Stated goal
The listing below begins with the first line you should copy; stop after the line containing "import numpy as np", and drop every picture.

Data lines
────────────────
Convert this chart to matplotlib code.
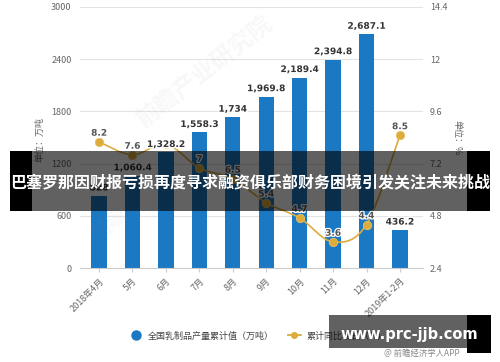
import matplotlib
matplotlib.use("Agg")
import matplotlib.pyplot as plt
from matplotlib.patches import Rectangle
from matplotlib.path import Path
from matplotlib.patches import PathPatch
from matplotlib.lines import Line2D
import matplotlib.patheffects as pe
import numpy as np

plt.rcParams['font.family'] = ['Noto Sans CJK SC', 'DejaVu Sans']

categories = ["2018年4月", "5月", "6月", "7月", "8月", "9月", "10月", "11月", "12月", "2019年1-2月"]
production = [828, 1060.4, 1328.2, 1558.3, 1734, 1969.8, 2189.4, 2394.8, 2687.1, 436.2]
growth = [8.2, 7.6, 8.1, 7.0, 6.5, 5.4, 4.7, 3.6, 4.4, 8.5]
left_ticks = [0, 600, 1200, 1800, 2400, 3000]
right_ticks = [2.4, 4.8, 7.2, 9.6, 12, 14.4]
legend_labels = ["全国乳制品产量累计值（万吨）", "累计同比增长（%）"]
banner_text = "巴塞罗那因财报亏损再度寻求融资俱乐部财务困境引发关注未来挑战"

W, H = 500, 362
fig = plt.figure(figsize=(W / 100, H / 100), dpi=100)

def fx(x):
    return x / W

def fy(y):
    return 1 - y / H

BAR = "#1b79c4"
GOLD = "#dcac3c"
TXT = "#666666"

ax = fig.add_axes([fx(80), fy(268), fx(423) - fx(80), fy(7) - fy(268)])
x = np.arange(len(categories))
ax.bar(x, production, width=0.46, color=BAR, zorder=2)
ax.set_xlim(-0.57, 9.69)
ax.set_ylim(0, 3000)
ax.set_yticks(left_ticks)
ax.set_yticklabels([str(t) for t in left_ticks])
ax.grid(axis='y', color='#e3e3e3', linewidth=0.8, zorder=0)
for s in ['top', 'right', 'left']:
    ax.spines[s].set_visible(False)
ax.spines['bottom'].set_color('#cccccc')
ax.tick_params(axis='y', length=0, pad=6, labelsize=6.5, labelcolor=TXT)
ax.set_xticks(x)
ax.set_xticklabels(categories, rotation=45, ha='right', rotation_mode='anchor')
ax.tick_params(axis='x', length=3, color='#cccccc', pad=3, labelsize=6.5, labelcolor=TXT)

ax2 = ax.twinx()
ax2.set_ylim(2.4, 14.4)
ax2.set_yticks(right_ticks)
ax2.set_yticklabels([f"{t:g}" for t in right_ticks])
for s in ['top', 'right', 'left', 'bottom']:
    ax2.spines[s].set_visible(False)
ax2.tick_params(axis='y', length=0, pad=5, labelsize=6.5, labelcolor=TXT)

# smooth curve through the data points (Catmull-Rom -> cubic Bezier)
pts = np.column_stack([x, growth]).astype(float)
n = len(pts)
verts = [tuple(pts[0])]
codes = [Path.MOVETO]
for i in range(n - 1):
    p0 = pts[i - 1] if i > 0 else pts[i]
    p1 = pts[i]
    p2 = pts[i + 1]
    p3 = pts[i + 2] if i + 2 < n else pts[i + 1]
    c1 = p1 + (p2 - p0) / 6.0
    c2 = p2 - (p3 - p1) / 6.0
    verts += [tuple(c1), tuple(c2), tuple(p2)]
    codes += [Path.CURVE4] * 3
ax2.add_patch(PathPatch(Path(verts, codes), facecolor='none', edgecolor=GOLD, linewidth=1.2, zorder=3))
ax2.plot(x, growth, linestyle='none', marker='o', markersize=6, color=GOLD,
         markeredgecolor='#e8c060', markeredgewidth=0.6, zorder=4)
for i, (xi, v) in enumerate(zip(x, growth)):
    if i == 2:
        continue
    ax2.annotate(f"{v:g}", (xi, v), xytext=(0, 3), textcoords='offset points',
                 ha='center', va='bottom', fontsize=6.5, fontweight='bold', color='#555555',
                 family=['DejaVu Sans'], zorder=5,
                 path_effects=[pe.withStroke(linewidth=1.8, foreground='white')])

# bar value labels (drawn above the line, with white halo)
for xi, v in zip(x, production):
    ax2.annotate(f"{v:,g}", (xi, v), xycoords=ax.transData, xytext=(0, 2.5),
                 textcoords='offset points', ha='center', va='bottom', fontsize=6.5,
                 fontweight='bold', color='#333333', family=['DejaVu Sans'], zorder=6,
                 path_effects=[pe.withStroke(linewidth=2.2, foreground='white')])

# axis unit labels
fig.text(fx(40), fy(140), "单位：万吨", rotation=90, ha='center', va='center', fontsize=6.5, color=TXT)
fig.text(fx(457), fy(138), "单位：%", rotation=270, ha='center', va='center', fontsize=6.5, color=TXT)

# faint watermark
fig.text(fx(205), fy(72), "前瞻产业研究院", rotation=38, ha='center', va='center',
         fontsize=17, color='#999999', alpha=0.07, fontweight='bold')
fig.text(fx(110), fy(225), "前瞻", rotation=38, ha='center', va='center',
         fontsize=14, color='#999999', alpha=0.06, fontweight='bold')

# legend
handles = [Line2D([], [], linestyle='none', marker='o', markersize=6.5, color=BAR),
           Line2D([], [], color=GOLD, linewidth=1.3, marker='o', markersize=4)]
fig.legend(handles, legend_labels, loc='center', bbox_to_anchor=(fx(258), fy(336)), ncol=2,
           frameon=False, fontsize=6.5, handlelength=1.4, handletextpad=0.6, columnspacing=1.6,
           labelcolor='#444444')

# banner overlay
fig.add_artist(Rectangle((fx(10), fy(211)), fx(32) - fx(10), fy(151) - fy(211),
                         transform=fig.transFigure, facecolor='black', edgecolor='none', zorder=10))
fig.add_artist(Rectangle((fx(32), fy(211)), fx(467) - fx(32), fy(151) - fy(211),
                         transform=fig.transFigure, facecolor='black', alpha=0.62, edgecolor='none', zorder=10))
fig.add_artist(Rectangle((fx(467), fy(211)), fx(490) - fx(467), fy(151) - fy(211),
                         transform=fig.transFigure, facecolor='black', edgecolor='none', zorder=10))
fig.text(fx(250), fy(183), banner_text, ha='center', va='center', fontsize=11.5,
         fontweight='bold', color='white', zorder=11)

# bottom watermark
fig.add_artist(Rectangle((fx(329), fy(348)), fx(467) - fx(329), fy(315) - fy(348),
                         transform=fig.transFigure, facecolor='black', alpha=0.62, edgecolor='none', zorder=10))
fig.add_artist(Rectangle((fx(467), fy(353)), fx(491) - fx(467), fy(315) - fy(353),
                         transform=fig.transFigure, facecolor='black', edgecolor='none', zorder=10))
fig.text(fx(409), fy(334), "www.prc-jjb.com", ha='center', va='center', fontsize=10.5,
         fontweight='bold', color='white', family=['DejaVu Sans'], zorder=11)
fig.text(fx(422), fy(353), "@ 前瞻经济学人APP", ha='center', va='center', fontsize=6,
         color='#888888', zorder=11)

fig.savefig("out.png", dpi=100)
────────────────
Exercise response
Convert this chart to matplotlib code.
import matplotlib
matplotlib.use("Agg")
import matplotlib.pyplot as plt
from matplotlib.patches import Rectangle
from matplotlib.path import Path
from matplotlib.patches import PathPatch
from matplotlib.lines import Line2D
import matplotlib.patheffects as pe
import numpy as np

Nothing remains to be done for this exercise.